Eventually, nothing can match the performance of storing binary blobs on a cluster. But that only becomes worthwhile if you database is significantly larger than a terabyte. And I'm only talking about the operational "core" database, not your "data warehouse" (the log dumping ground, which should be split off when your database gets to be a few dozen gigs).

Meanwhile, mysql has big advantages :

1) can do basic optimization with "ALTER TABLE", even (mostly) live.

2) you can mix PROD and DEV/TEST (though obviously you need to use good judgement). Obviously you should also have a DEV/TEST instance for actual testing. Sometimes you want to run a test quickly against PROD though. Adding a slave, having it sync and then running against the slave is a joy.

3) creating reports is quick, customizable and everything you want.

4) It's "idiot-friendly". Employees can ramp up to the structure in a mysql db in 2 weeks flat. Try that with custom document stores.

5) It's typesafe and relational safe (if correctly designed), with the advantages that brings : significantly less weirdness in the database.

6) Phpmyadmin. Mysql workbench. Django. Php ...

I'm even going to argue that the GP's argument, that running analytics on PROD can get you fired, is not just wrong, it's actually an advantage of using mysql. (And the open source SAP database can run "live" analytics. You just can't believe how great that is for dashboards)
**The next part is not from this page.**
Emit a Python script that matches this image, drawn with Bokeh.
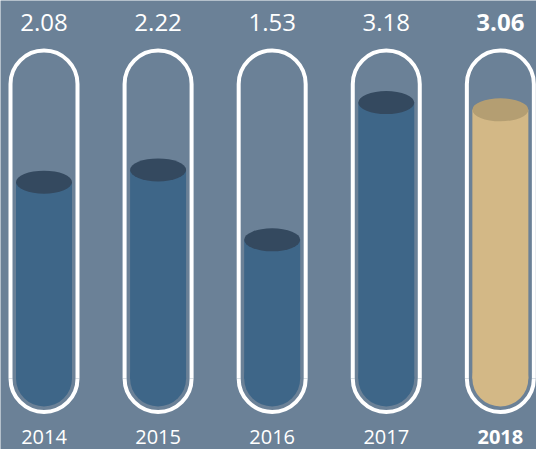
import math
from bokeh.plotting import figure
from bokeh.models import Range1d, LinearScale, ColumnDataSource
from bokeh.core.properties import value
from bokeh.embed import file_html
from bokeh.resources import INLINE

# ---- data ----
years = ["2014", "2015", "2016", "2017", "2018"]
values = [2.08, 2.22, 1.53, 3.18, 3.06]
highlight = "2018"

# ---- style ----
BG = "#6b8197"
BODY = "#3e6688"
TOP = "#34495f"
BODY_HI = "#d3b886"
TOP_HI = "#b49e72"
FONT = value("Open Sans")

W, H = 536, 449
PX_PER_UNIT = 114.09
X0 = -43.5 / PX_PER_UNIT
X1 = X0 + W / PX_PER_UNIT

idx = list(range(len(years)))
is_hi = [y == highlight for y in years]

src = ColumnDataSource(dict(
    x=idx,
    v=values,
    year=years,
    label=[f"{v:.2f}" for v in values],
    body=[BODY_HI if h else BODY for h in is_hi],
    top=[TOP_HI if h else TOP for h in is_hi],
    style=["bold" if h else "normal" for h in is_hi],
    xl=[i - 33.5 / PX_PER_UNIT for i in idx],
    xr=[i + 33.5 / PX_PER_UNIT for i in idx],
))

p = figure(width=W, height=H, x_range=Range1d(X0, X1), y_range=Range1d(0.5, 5.48),
           y_axis_type="log", x_axis_location=None, y_axis_location=None,
           output_backend="svg", toolbar_location=None, min_border=0,
           background_fill_color=BG, border_fill_color=BG, outline_line_color=None)
p.grid.visible = False
p.extra_y_ranges = {"px": Range1d(0, H)}
p.extra_y_scales = {"px": LinearScale()}

FILL_BASE = 0.7306  # bottom of liquid body (log scale) = centre of rounded bottom
BOTTOM_C = 71       # px range: centre of bottom rounding
TOP_C = 365.5       # px range: centre of top rounding

# liquid: rounded bottom + body + top ellipse
p.circle(x="x", y=BOTTOM_C, radius=28, radius_units="screen", source=src,
         fill_color="body", line_color=None, y_range_name="px")
p.vbar(x="x", bottom=FILL_BASE, top="v", width=56 / PX_PER_UNIT, source=src,
       fill_color="body", line_color=None)
p.ellipse(x="x", y="v", width=56, height=23, width_units="screen", height_units="screen",
          source=src, fill_color="top", line_color=None)

# tube outline
p.segment(x0="xl", y0=BOTTOM_C, x1="xl", y1=TOP_C, source=src, line_color="white",
          line_width=4, y_range_name="px")
p.segment(x0="xr", y0=BOTTOM_C, x1="xr", y1=TOP_C, source=src, line_color="white",
          line_width=4, y_range_name="px")
p.arc(x="x", y=TOP_C, radius=33.5, radius_units="screen", start_angle=0, end_angle=math.pi,
      source=src, line_color="white", line_width=4, y_range_name="px")
p.arc(x="x", y=BOTTOM_C, radius=33.5, radius_units="screen", start_angle=math.pi,
      end_angle=2 * math.pi, source=src, line_color="white", line_width=4, y_range_name="px")

# labels
p.text(x="x", y=427, text="label", source=src, text_font=FONT, text_font_size="24px",
       text_font_style="style", text_color="white", text_align="center",
       text_baseline="alphabetic", y_range_name="px")
p.text(x="x", y=13, text="year", source=src, text_font=FONT, text_font_size="20px",
       text_font_style="style", text_color="white", text_align="center",
       text_baseline="alphabetic", y_range_name="px")

open("out.html", "w").write(file_html(p, INLINE))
True - but the backend analytics system can be Excel :) which it often is. In fact in my "two person startup" (that was alive happily for 5 years) this is exactly what I did :). I do take your point, however. I still think it's wise to not have an admin backend that runs rollups on your live system (which we've all done).
It would be unusual that someone would run slow queries against the production master, typically you either use a replica or a backup restored into a separate environment. In my experience SQL has been pretty good for exploratory querying. By the time a company grows out of that setup they'll probably understand what tools will answer the questions they've got at scale.
What I don't get about those discussions is why people assume databases that can ONLY do map/reduce are a good thing? SQL is perfectly able to express map/reduce operations, and they main relational databases handle it almost as well as it's possible.
Completely agree here. Your live transactional system needs to export reportable data - this can come in the form of a DB backup/download (which I've done many times) so you can run queries locally or by pushing CSVs using a cron job.

You can use a SQL query for this or a simple map/reduce - either way my argument is to focus on transactional design that works best for your system - don't conflate reporting needs with your live system (i.e. BA queries).